7 Rules for Double-Checking Your Antagonist’s Motivations


Honestly, antagonists drive me nuts. They are, perhaps rather poetically, the great nemeses of my writing life. I still struggle with them, for all the reasons mentioned above, in every book I write. In fact, I’ve come to realize that much of the reason I’ve been blocked for years on my current book is because… I got the antagonist wrong.


No matter how I wrangled the plot, the theme, or the protagonists, it just didn’t work. Whenever I’d run through the calculations of a complete structure for the series, the climactic equations never rang true. Finally, I threw out the originally intended antagonist and started over—and everything began clicking back into place.


Here are seven things this process has taught me so far about crafting my antagonist’s motivations.

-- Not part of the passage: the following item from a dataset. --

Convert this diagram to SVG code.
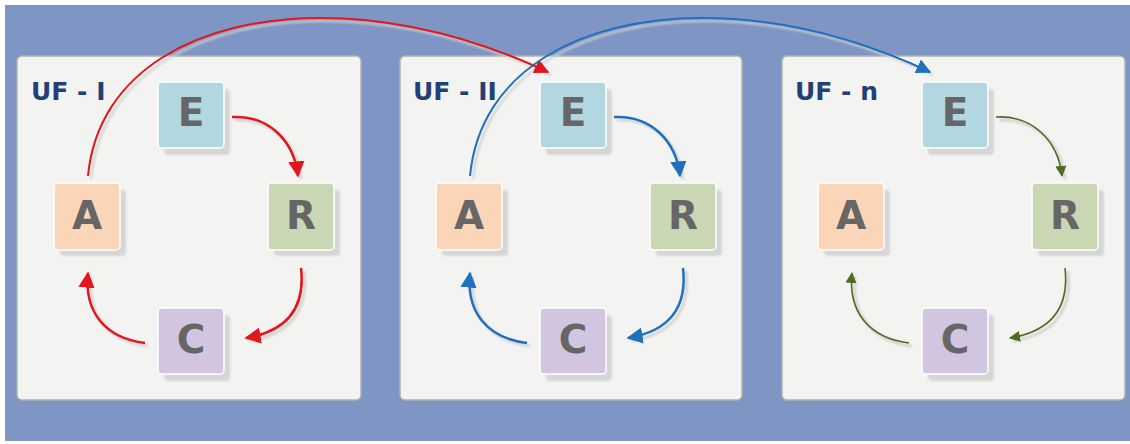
<svg xmlns="http://www.w3.org/2000/svg" width="1130" height="444" viewBox="0 0 1130 444">
<style>
.panel{fill:#f3f3f1;stroke:#b3b2ad;stroke-width:1.5}
.title{font-family:"DejaVu Sans",Verdana,sans-serif;font-weight:bold;font-size:25px;fill:#233f77}
.sh{fill:#d6d6d6;filter:url(#blur)}
.box{stroke:#ffffff;stroke-width:1.5}
.E{fill:#b3d7e1}.A{fill:#fbd5b8}.R{fill:#c9d7b4}.C{fill:#d2c5df}
.lt{font-family:"DejaVu Sans",Verdana,sans-serif;font-weight:bold;font-size:39px;fill:#666666;text-anchor:middle}
.ash{fill:none;stroke:#cfcfcf;stroke-width:2.5;filter:url(#blur)}
.red{fill:none;stroke:#e2161c;stroke-width:2.5}
.blue{fill:none;stroke:#2070bd;stroke-width:2.5}
.green{fill:none;stroke:#4f6b22;stroke-width:1.6}
</style>
<defs>
<filter id="blur" x="-20%" y="-20%" width="140%" height="140%"><feGaussianBlur stdDeviation="1.2"/></filter>
<marker id="mr" viewBox="0 0 10 10" refX="9" refY="5" markerWidth="6.5" markerHeight="6.5" markerUnits="strokeWidth" orient="auto"><path d="M0,0 L10,5 L0,10 z" fill="#e2161c"/></marker>
<marker id="mb" viewBox="0 0 10 10" refX="9" refY="5" markerWidth="6.5" markerHeight="6.5" markerUnits="strokeWidth" orient="auto"><path d="M0,0 L10,5 L0,10 z" fill="#2070bd"/></marker>
<marker id="mg" viewBox="0 0 10 10" refX="9" refY="5" markerWidth="7" markerHeight="7" markerUnits="strokeWidth" orient="auto"><path d="M0,0 L10,5 L0,10 z" fill="#4f6b22"/></marker>
<marker id="mr2" viewBox="0 0 10 10" refX="9" refY="5" markerWidth="7.5" markerHeight="7.5" markerUnits="strokeWidth" orient="auto"><path d="M0,0 L10,5 L0,10 z" fill="#e2161c"/></marker>
<marker id="mb2" viewBox="0 0 10 10" refX="9" refY="5" markerWidth="7.5" markerHeight="7.5" markerUnits="strokeWidth" orient="auto"><path d="M0,0 L10,5 L0,10 z" fill="#2070bd"/></marker>
</defs>
<rect x="0" y="0" width="1130" height="444" fill="#ffffff"/>
<rect x="5" y="5" width="1125" height="436" fill="#7f96c4"/>

<g id="panel-1">
<rect class="panel" x="17" y="56" width="344" height="344" rx="5"/>
<text class="title" x="31" y="100">UF - I</text>
</g>
<g id="panel-2">
<rect class="panel" x="400" y="56" width="342" height="344" rx="5"/>
<text class="title" x="413" y="100">UF - II</text>
</g>
<g id="panel-3">
<rect class="panel" x="782" y="56" width="343" height="344" rx="5"/>
<text class="title" x="795" y="100">UF - n</text>
</g>

<g id="nodes-1">
<g id="E1"><rect class="sh" x="164" y="89" width="66" height="66" rx="4"/><rect class="box E" x="158" y="82" width="66" height="66" rx="4"/><text class="lt" x="191" y="126">E</text></g>
<g id="R1"><rect class="sh" x="274" y="190" width="66" height="66" rx="4"/><rect class="box R" x="268" y="183" width="66" height="67" rx="4"/><text class="lt" x="301" y="229">R</text></g>
<g id="C1"><rect class="sh" x="164" y="315" width="66" height="66" rx="4"/><rect class="box C" x="158" y="308" width="66" height="66" rx="4"/><text class="lt" x="191" y="353">C</text></g>
<g id="A1"><rect class="sh" x="60" y="190" width="66" height="66" rx="4"/><rect class="box A" x="54" y="183" width="66" height="67" rx="4"/><text class="lt" x="87" y="229">A</text></g>
</g>
<g id="nodes-2" transform="translate(382,0)">
<g id="E2"><rect class="sh" x="164" y="89" width="66" height="66" rx="4"/><rect class="box E" x="158" y="82" width="66" height="66" rx="4"/><text class="lt" x="191" y="126">E</text></g>
<g id="R2"><rect class="sh" x="274" y="190" width="66" height="66" rx="4"/><rect class="box R" x="268" y="183" width="66" height="67" rx="4"/><text class="lt" x="301" y="229">R</text></g>
<g id="C2"><rect class="sh" x="164" y="315" width="66" height="66" rx="4"/><rect class="box C" x="158" y="308" width="66" height="66" rx="4"/><text class="lt" x="191" y="353">C</text></g>
<g id="A2"><rect class="sh" x="60" y="190" width="66" height="66" rx="4"/><rect class="box A" x="54" y="183" width="66" height="67" rx="4"/><text class="lt" x="87" y="229">A</text></g>
</g>
<g id="nodes-3" transform="translate(764,0)">
<g id="E3"><rect class="sh" x="164" y="89" width="66" height="66" rx="4"/><rect class="box E" x="158" y="82" width="66" height="66" rx="4"/><text class="lt" x="191" y="126">E</text></g>
<g id="R3"><rect class="sh" x="274" y="190" width="66" height="66" rx="4"/><rect class="box R" x="268" y="183" width="66" height="67" rx="4"/><text class="lt" x="301" y="229">R</text></g>
<g id="C3"><rect class="sh" x="164" y="315" width="66" height="66" rx="4"/><rect class="box C" x="158" y="308" width="66" height="66" rx="4"/><text class="lt" x="191" y="353">C</text></g>
<g id="A3"><rect class="sh" x="60" y="190" width="66" height="66" rx="4"/><rect class="box A" x="54" y="183" width="66" height="67" rx="4"/><text class="lt" x="87" y="229">A</text></g>
</g>

<g id="connectors">
<g transform="translate(3,3)">
<path class="ash" d="M232,117 C268,115 294,140 298,176"/>
<path class="ash" d="M301,268 C306,312 282,332 246,338"/>
<path class="ash" d="M145,343 C105,338 84,312 88,273"/>
<path class="ash" d="M614,117 C650,115 676,140 680,176"/>
<path class="ash" d="M683,268 C688,312 664,332 628,338"/>
<path class="ash" d="M527,343 C487,338 466,312 470,273"/>
<path class="ash" d="M996,117 C1032,115 1058,140 1062,176"/>
<path class="ash" d="M1065,268 C1070,312 1046,332 1010,338"/>
<path class="ash" d="M909,343 C869,338 848,312 852,273"/>
<path class="ash" d="M88,176 C98,70 200,18 320,18 C410,18 490,45 548,72" style="stroke-width:2"/>
<path class="ash" d="M470,176 C480,70 582,18 702,18 C792,18 872,45 930,72" style="stroke-width:2"/>
</g>
<path class="red" d="M232,117 C268,115 294,140 298,176" marker-end="url(#mr)"/>
<path class="red" d="M301,268 C306,312 282,332 246,338" marker-end="url(#mr)"/>
<path class="red" d="M145,343 C105,338 84,312 88,273" marker-end="url(#mr)"/>
<path class="blue" d="M614,117 C650,115 676,140 680,176" marker-end="url(#mb)"/>
<path class="blue" d="M683,268 C688,312 664,332 628,338" marker-end="url(#mb)"/>
<path class="blue" d="M527,343 C487,338 466,312 470,273" marker-end="url(#mb)"/>
<path class="green" d="M996,117 C1032,115 1058,140 1062,176" marker-end="url(#mg)"/>
<path class="green" d="M1065,268 C1070,312 1046,332 1010,338" marker-end="url(#mg)"/>
<path class="green" d="M909,343 C869,338 848,312 852,273" marker-end="url(#mg)"/>
<path class="red" style="stroke-width:2" d="M88,176 C98,70 200,18 320,18 C410,18 490,45 548,72" marker-end="url(#mr2)"/>
<path class="blue" style="stroke-width:2" d="M470,176 C480,70 582,18 702,18 C792,18 872,45 930,72" marker-end="url(#mb2)"/>
</g>
</svg>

1. Watch Out for Master Plans


When an antagonist starts out as a plot device (which is not uncommon in the early conception stages of a story), it can be easy to arbitrarily decide that his motive is the standard evil desire for “world domination” or some such. From the hands of many a master plotter we have read and viewed delicious stories about genius antagonists who have wrought incredibly intricate plots—which the protagonists must uncover and then against all odds overcome.